It was painfully clear, however, that Mario Lemieux, for one, didn't want to. The great center rose to his accustomed business of scoring points but not to the defense of Ubriaco. "Do you have the power to get the coach fired?" he was asked at one point. "I could do that," he replied, "but that is not my job." Asked whether he thought it unfair to be asked such questions, Lemieux said, "It's delicate. Like I said before, it's not only been Gene's fault. It's been everybody around the room not doing their jobs."
As endorsements go, this wasn't exactly ringing. The Penguins, who climbed to second place in the Patrick Division last season—their first under Ubriaco—were expected to continue up the ladder. But when they returned to begin a home stand last week with a dreary season record of 5-10-2, there were indications that if there ever had been any love between the coach and his players, it was now lost.
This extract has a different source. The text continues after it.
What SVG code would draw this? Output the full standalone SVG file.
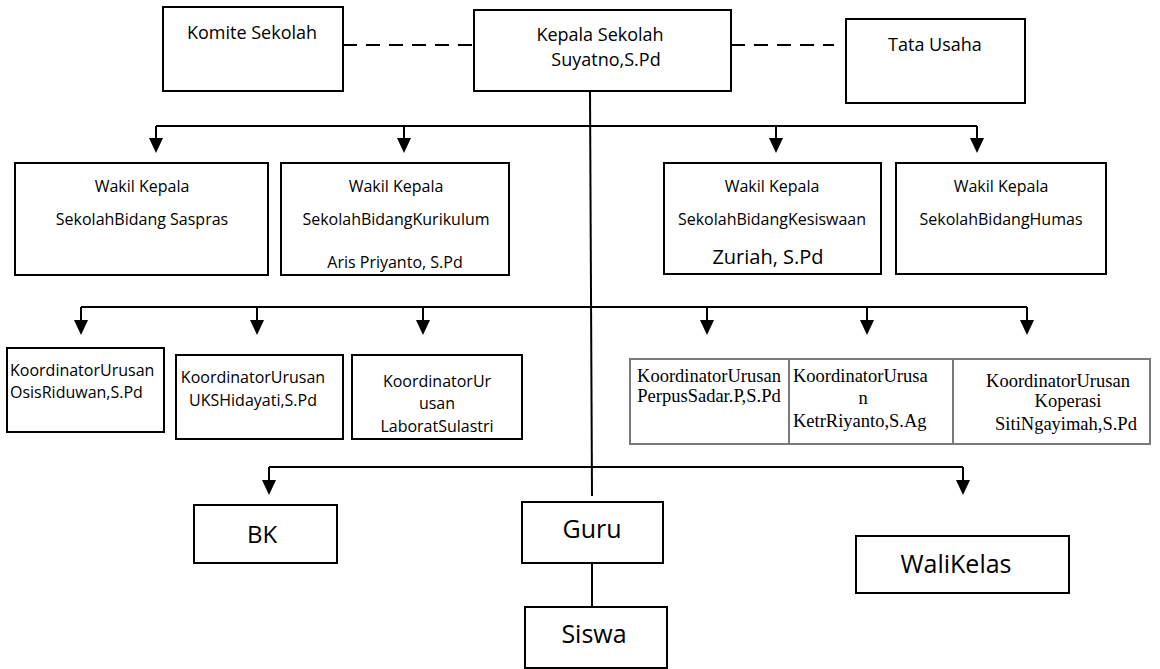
<svg xmlns="http://www.w3.org/2000/svg" width="1160" height="669" viewBox="0 0 1160 669">
<style>
.box{fill:#fff;stroke:#000;stroke-width:2}
.cell{fill:#fff;stroke:#7a7a7a;stroke-width:2}
.ln{fill:none;stroke:#000;stroke-width:2}
.dash{fill:none;stroke:#000;stroke-width:2;stroke-dasharray:14 9}
.t{font-family:"Open Sans","Liberation Sans",sans-serif;fill:#000}
.s18{font-size:18px}
.s16{font-size:16px}
.s20{font-size:20px}
.s24{font-size:24px}
.s25{font-size:25px}
.tr{font-family:"Liberation Serif","Times New Roman",serif;font-size:18.5px;fill:#000}
.c{text-anchor:middle}
</style>
<defs>
<marker id="ah" markerUnits="userSpaceOnUse" markerWidth="16" markerHeight="16" refX="11" refY="7" orient="auto">
<path d="M0,0 L15,7 L0,14 z" fill="#000"/>
</marker>
</defs>
<rect width="1160" height="669" fill="#fff"/>

<g id="connectors">
<line class="dash" x1="343" y1="45" x2="474" y2="45"/>
<line class="dash" x1="731" y1="45" x2="834" y2="45"/>
<line class="ln" x1="590" y1="91" x2="592" y2="496"/>
<line class="ln" x1="156" y1="126" x2="977" y2="126"/>
<line class="ln" x1="156" y1="126" x2="156" y2="149" marker-end="url(#ah)"/>
<line class="ln" x1="404" y1="126" x2="404" y2="149" marker-end="url(#ah)"/>
<line class="ln" x1="776" y1="126" x2="776" y2="149" marker-end="url(#ah)"/>
<line class="ln" x1="977" y1="126" x2="977" y2="149" marker-end="url(#ah)"/>
<line class="ln" x1="81" y1="307" x2="1027" y2="307"/>
<line class="ln" x1="81" y1="307" x2="81" y2="331" marker-end="url(#ah)"/>
<line class="ln" x1="257" y1="307" x2="257" y2="331" marker-end="url(#ah)"/>
<line class="ln" x1="423" y1="307" x2="423" y2="331" marker-end="url(#ah)"/>
<line class="ln" x1="707" y1="307" x2="707" y2="331" marker-end="url(#ah)"/>
<line class="ln" x1="867" y1="307" x2="867" y2="331" marker-end="url(#ah)"/>
<line class="ln" x1="1027" y1="307" x2="1027" y2="331" marker-end="url(#ah)"/>
<line class="ln" x1="269" y1="467" x2="963" y2="467"/>
<line class="ln" x1="269" y1="467" x2="269" y2="491" marker-end="url(#ah)"/>
<line class="ln" x1="963" y1="467" x2="963" y2="491" marker-end="url(#ah)"/>
<line class="ln" x1="592" y1="563" x2="592" y2="607"/>
</g>

<g id="komite">
<rect class="box" x="163" y="7" width="180" height="84"/>
<text class="t s18 c" x="252" y="39">Komite Sekolah</text>
</g>
<g id="kepala">
<rect class="box" x="474" y="10" width="257" height="81"/>
<text class="t s18 c" x="600" y="41">Kepala Sekolah</text>
<text class="t s18 c" x="606" y="66">Suyatno,S.Pd</text>
</g>
<g id="tata-usaha">
<rect class="box" x="846" y="19" width="179" height="84"/>
<text class="t s18 c" x="935" y="51">Tata Usaha</text>
</g>

<g id="wakil-saspras">
<rect class="box" x="15" y="163" width="253" height="112"/>
<text class="t s16 c" x="142" y="192">Wakil Kepala</text>
<text class="t s16 c" x="142" y="225">SekolahBidang Saspras</text>
</g>
<g id="wakil-kurikulum">
<rect class="box" x="281" y="163" width="228" height="112"/>
<text class="t s16 c" x="396" y="192">Wakil Kepala</text>
<text class="t s16 c" x="396" y="225">SekolahBidangKurikulum</text>
<text class="t s16 c" x="395" y="268">Aris Priyanto, S.Pd</text>
</g>
<g id="wakil-kesiswaan">
<rect class="box" x="664" y="163" width="217" height="111"/>
<text class="t s16 c" x="772" y="192">Wakil Kepala</text>
<text class="t s16 c" x="772" y="225">SekolahBidangKesiswaan</text>
<text class="t s20 c" x="768" y="264">Zuriah, S.Pd</text>
</g>
<g id="wakil-humas">
<rect class="box" x="896" y="163" width="210" height="111"/>
<text class="t s16 c" x="1001" y="192">Wakil Kepala</text>
<text class="t s16 c" x="1001" y="225">SekolahBidangHumas</text>
</g>

<g id="koor-osis">
<rect class="box" x="7" y="348" width="157" height="84"/>
<text class="t s16" x="10" y="376">KoordinatorUrusan</text>
<text class="t s16" x="10" y="398">OsisRiduwan,S.Pd</text>
</g>
<g id="koor-uks">
<rect class="box" x="176" y="355" width="167" height="84"/>
<text class="t s16 c" x="253" y="383">KoordinatorUrusan</text>
<text class="t s16 c" x="253" y="406">UKSHidayati,S.Pd</text>
</g>
<g id="koor-laborat">
<rect class="box" x="352" y="355" width="170" height="84"/>
<text class="t s16 c" x="437" y="387">KoordinatorUr</text>
<text class="t s16 c" x="437" y="409">usan</text>
<text class="t s16 c" x="437" y="432">LaboratSulastri</text>
</g>
<g id="koor-perpus">
<rect class="cell" x="630" y="359" width="159" height="85"/>
<text class="tr c" x="709" y="382">KoordinatorUrusan</text>
<text class="tr c" x="709" y="402">PerpusSadar.P,S.Pd</text>
</g>
<g id="koor-ketr">
<rect class="cell" x="789" y="359" width="164" height="85"/>
<text class="tr" x="793" y="382">KoordinatorUrusa</text>
<text class="tr c" x="863" y="404">n</text>
<text class="tr" x="793" y="427">KetrRiyanto,S.Ag</text>
</g>
<g id="koor-koperasi">
<rect class="cell" x="953" y="359" width="197" height="85"/>
<text class="tr c" x="1058" y="387">KoordinatorUrusan</text>
<text class="tr c" x="1068" y="407">Koperasi</text>
<text class="tr c" x="1066" y="430">SitiNgayimah,S.Pd</text>
</g>

<g id="bk">
<rect class="box" x="194" y="505" width="143" height="58"/>
<text class="t s24 c" x="262" y="543">BK</text>
</g>
<g id="guru">
<rect class="box" x="522" y="502" width="141" height="61"/>
<text class="t s25 c" x="592" y="538">Guru</text>
</g>
<g id="siswa">
<rect class="box" x="525" y="607" width="142" height="61"/>
<text class="t s25 c" x="594" y="643">Siswa</text>
</g>
<g id="wali-kelas">
<rect class="box" x="856" y="536" width="213" height="57"/>
<text class="t s25 c" x="956" y="573">WaliKelas</text>
</g>
</svg>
And despite consecutive home wins over the division-leading New York Rangers and two last-place teams, the Quebec Nordiques and the New York Islanders, during which Lemieux scored seven points, the bell may yet toll for Ubriaco.
Ubriaco, who coached for 11 years in the minors until Pittsburgh general manager Tony Esposito gave him his first NHL job, alternated between defiance and resignation as rumors swirled. "What disappoints me is that in most businesses, if you encourage and support and then have some success, familiarity breeds progress, not contempt." Ubriaco said. "But I'm probably an idealist."
The players agree. They think Ubriaco is a much better idealist than he is a coach. Privately, they grumble about the lack of a better defensive system, a shortage of game preparation and—that old complaint of unhappy hockey players everywhere—not having set lines. Their feeling is that in last spring's play-offs they swept the Rangers and took a deeper, more experienced Philadelphia team to seven games in spite of Ubriaco, not because of him.
Lemieux has scored 37 points in 20 games this season, but he has not dominated games the way he can. So often had he been asked what was wrong that even Lemieux began to wonder whether the problem was physical. He put his mind at ease by passing a battery of tests and then started to come on. And he and his teammates answered obligatory questions with rote answers about putting aside distractions and bearing down.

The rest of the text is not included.